[start]
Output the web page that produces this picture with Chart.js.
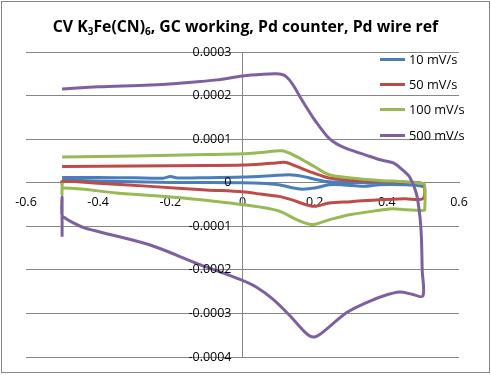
<!DOCTYPE html>
<html>
<head>
<meta charset="utf-8">
<script src="https://cdn.jsdelivr.net/npm/chart.js@4"></script>
<style>
  html, body { margin: 0; padding: 0; background: #fff; }
  #wrap { position: relative; width: 491px; height: 375px; }
  #title {
    position: absolute; left: 0; top: 15px; width: 491px; text-align: center;
    font: bold 15.8px "Open Sans", sans-serif; color: #000; white-space: nowrap;
  }
  #title sub { font-size: 10px; vertical-align: -3px; line-height: 0; }
  #legend { position: absolute; left: 380px; top: 50px; font: 12.8px "Open Sans", sans-serif; color: #000; }
  .item { position: absolute; left: 0; height: 18px; white-space: nowrap; }
  .item i { position: absolute; left: 0; top: 8px; width: 25px; height: 3px; }
  .item span { position: absolute; left: 29px; top: 0; line-height: 18px; }
</style>
</head>
<body>
<div id="wrap">
  <canvas id="cv" width="491" height="375"></canvas>
  <div id="title">CV K<sub>3</sub>Fe(CN)<sub>6</sub>, GC working, Pd counter, Pd wire ref</div>
  <div id="legend"></div>
</div>
<script>
// Series names and colours
const seriesNames = ['10 mV/s', '50 mV/s', '100 mV/s', '500 mV/s'];
const seriesColors = ['#4A7EBB', '#BE4B48', '#98B954', '#7D60A0'];

// 10 mV/s : potential (V) and current (A)
const e10 = [-0.5, -0.4, -0.3, -0.22, -0.2, -0.18, -0.1, 0, 0.08, 0.13, 0.17, 0.2, 0.24, 0.3, 0.38, 0.45, 0.5,
             0.48, 0.45, 0.38, 0.334, 0.28, 0.24, 0.2, 0.16, 0.1, 0.05, 0, -0.2, -0.4, -0.5];
const i10 = [0.0000122, 0.0000118, 0.0000112, 0.0000105, 0.000014, 0.000011, 0.0000115, 0.000013, 0.000016, 0.0000183, 0.000014, 0.000008, 0.000002, 0.0000005, 0, -0.000002, -0.0000084,
             -0.000006, -0.0000046, -0.0000046, -0.0000084, -0.000005, -0.0000046, -0.0000122, -0.0000145, -0.0000046, -0.000001, 0, 0.0000007, 0.000004, 0.0000069];

// 50 mV/s
const e50 = [-0.5, -0.3, -0.1, 0, 0.08, 0.12, 0.15, 0.2, 0.24, 0.3, 0.38, 0.45, 0.5, 0.5,
             0.45, 0.38, 0.3, 0.24, 0.2, 0.17, 0.14, 0.1, 0.05, 0, -0.1, -0.256, -0.4, -0.5, -0.5];
const i50 = [0.0000373, 0.0000385, 0.0000395, 0.0000405, 0.0000445, 0.0000465, 0.0000373, 0.0000215, 0.0000107, 0.0000055, 0.000003, 0.000001, -0.000003, -0.0000366,
             -0.0000366, -0.0000389, -0.0000435, -0.0000465, -0.0000542, -0.000049, -0.00004, -0.0000313, -0.000026, -0.000021, -0.0000165, -0.0000084, -0.000001, 0.000003, -0.000004];

// 100 mV/s
const e100 = [-0.5, -0.3, -0.1, 0, 0.06, 0.11, 0.15, 0.2, 0.24, 0.3, 0.38, 0.45, 0.5, 0.505, 0.505,
              0.5, 0.45, 0.418, 0.38, 0.3, 0.242, 0.192, 0.15, 0.104, 0.05, -0.035, -0.165, -0.349, -0.497, -0.5, -0.5];
const i100 = [0.0000588, 0.0000615, 0.0000645, 0.0000664, 0.00007, 0.0000732, 0.00006, 0.0000365, 0.0000183, 0.000011, 0.0000053, 0.000002, -0.000002, -0.000006, -0.000062,
              -0.000064, -0.000062, -0.0000595, -0.0000633, -0.000073, -0.0000847, -0.0000961, -0.0000847, -0.0000656, -0.000056, -0.0000465, -0.000035, -0.0000236, -0.0000122, -0.0000275, 0];

// 500 mV/s
const e500 = [-0.5, -0.4, -0.256, -0.15, -0.071, 0, 0.057, 0.095, 0.115, 0.13, 0.145, 0.16, 0.178, 0.195, 0.215, 0.233, 0.25, 0.27, 0.298, 0.34, 0.381, 0.418, 0.44, 0.464, 0.482, 0.492, 0.496, 0.498, 0.5,
              0.47, 0.436, 0.39, 0.344, 0.289, 0.233, 0.215, 0.2, 0.187, 0.173, 0.132, 0.085, 0.039, -0.007, -0.118, -0.256, -0.395, -0.44, -0.47, -0.49, -0.5, -0.5, -0.5];
const i500 = [0.000215, 0.00022, 0.000224, 0.00023, 0.000236, 0.000245, 0.000249, 0.00025, 0.000247, 0.000236, 0.000218, 0.000196, 0.000172, 0.00015, 0.000127, 0.000108, 0.000095, 0.000085, 0.0000755, 0.000064, 0.0000526, 0.0000455, 0.000032, 0.000012, -0.000025, -0.00008, -0.00013, -0.0002, -0.00026,
              -0.000256, -0.000251, -0.00026, -0.000275, -0.000298, -0.000336, -0.000348, -0.000354, -0.000352, -0.000343, -0.000306, -0.000268, -0.00024, -0.000222, -0.000188, -0.000143, -0.000113, -0.000103, -0.0000915, -0.000082, -0.000075, -0.000034, -0.000124];

// Axis settings
const xMin = -0.6, xMax = 0.6, xStep = 0.2;
const yMin = -0.0004, yMax = 0.0003, yStep = 0.0001;

const potentials = [e10, e50, e100, e500];
const currents = [i10, i50, i100, i500];
const tickFont = '12.5px "Open Sans"';

function toPoints(xs, ys) {
    return xs.map((x, k) => ({ x: x, y: ys[k] }));
}

// Outer frame + y tick labels placed left of the centred axis
const framePlugin = {
    id: 'frame',
    afterDraw(chart) {
        const ctx = chart.ctx;
        const xs = chart.scales.x, ys = chart.scales.y;
        const axisX = xs.getPixelForValue(0);
        ctx.save();
        ctx.fillStyle = '#000';
        ctx.font = tickFont;
        ctx.textAlign = 'right';
        ctx.textBaseline = 'middle';
        ys.ticks.forEach(t => {
            ctx.fillText(String(+t.value.toFixed(4)), axisX - 11, ys.getPixelForValue(t.value));
        });
        ctx.strokeStyle = '#868686';
        ctx.lineWidth = 1;
        ctx.strokeRect(1.5, 1.5, 488, 371);
        ctx.restore();
    }
};

// later series on top, like the spreadsheet
const datasets = seriesNames.map((name, s) => ({
    label: name,
    data: toPoints(potentials[s], currents[s]),
    borderColor: seriesColors[s],
    backgroundColor: seriesColors[s],
    borderWidth: 3,
    showLine: true,
    pointRadius: 0,
    tension: 0.3,
    order: seriesNames.length - s
}));

new Chart(document.getElementById('cv'), {
    type: 'scatter',
    data: { datasets: datasets },
    options: {
        responsive: false,
        animation: false,
        layout: { padding: { left: 26, right: 32, top: 52, bottom: 18 } },
        plugins: { legend: { display: false }, title: { display: false }, tooltip: { enabled: false } },
        scales: {
            x: {
                type: 'linear', min: xMin, max: xMax,
                position: { y: 0 },
                grid: { display: false, drawTicks: false },
                border: { display: true, color: '#868686', width: 1 },
                ticks: {
                    stepSize: xStep, padding: 12, color: '#000',
                    font: { family: 'Open Sans', size: 12.5 },
                    callback: v => String(+v.toFixed(1))
                }
            },
            y: {
                type: 'linear', min: yMin, max: yMax,
                position: { x: 0 },
                grid: { color: '#868686', lineWidth: 1, drawTicks: false },
                border: { display: true, color: '#868686', width: 1 },
                ticks: { stepSize: yStep, display: false }
            }
        }
    },
    plugins: [framePlugin]
});

// Legend drawn over the plot, as in the original
const legend = document.getElementById('legend');
seriesNames.forEach((name, s) => {
    const row = document.createElement('div');
    row.className = 'item';
    row.style.top = (s * 25.2) + 'px';
    row.innerHTML = `<i style="background:${seriesColors[s]}"></i><span>${name}</span>`;
    legend.appendChild(row);
});
</script>
</body>
</html>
[end]
Repeat the listing above from its first line through the line that contains "['#4A7EBB', '#BE4B48', '#98B954', '#7D60A0'];", both included, and nothing more. Drop the pictures.

ANSWER TO THE TASK:
Output the web page that produces this picture with Chart.js.
<!DOCTYPE html>
<html>
<head>
<meta charset="utf-8">
<script src="https://cdn.jsdelivr.net/npm/chart.js@4"></script>
<style>
  html, body { margin: 0; padding: 0; background: #fff; }
  #wrap { position: relative; width: 491px; height: 375px; }
  #title {
    position: absolute; left: 0; top: 15px; width: 491px; text-align: center;
    font: bold 15.8px "Open Sans", sans-serif; color: #000; white-space: nowrap;
  }
  #title sub { font-size: 10px; vertical-align: -3px; line-height: 0; }
  #legend { position: absolute; left: 380px; top: 50px; font: 12.8px "Open Sans", sans-serif; color: #000; }
  .item { position: absolute; left: 0; height: 18px; white-space: nowrap; }
  .item i { position: absolute; left: 0; top: 8px; width: 25px; height: 3px; }
  .item span { position: absolute; left: 29px; top: 0; line-height: 18px; }
</style>
</head>
<body>
<div id="wrap">
  <canvas id="cv" width="491" height="375"></canvas>
  <div id="title">CV K<sub>3</sub>Fe(CN)<sub>6</sub>, GC working, Pd counter, Pd wire ref</div>
  <div id="legend"></div>
</div>
<script>
// Series names and colours
const seriesNames = ['10 mV/s', '50 mV/s', '100 mV/s', '500 mV/s'];
const seriesColors = ['#4A7EBB', '#BE4B48', '#98B954', '#7D60A0'];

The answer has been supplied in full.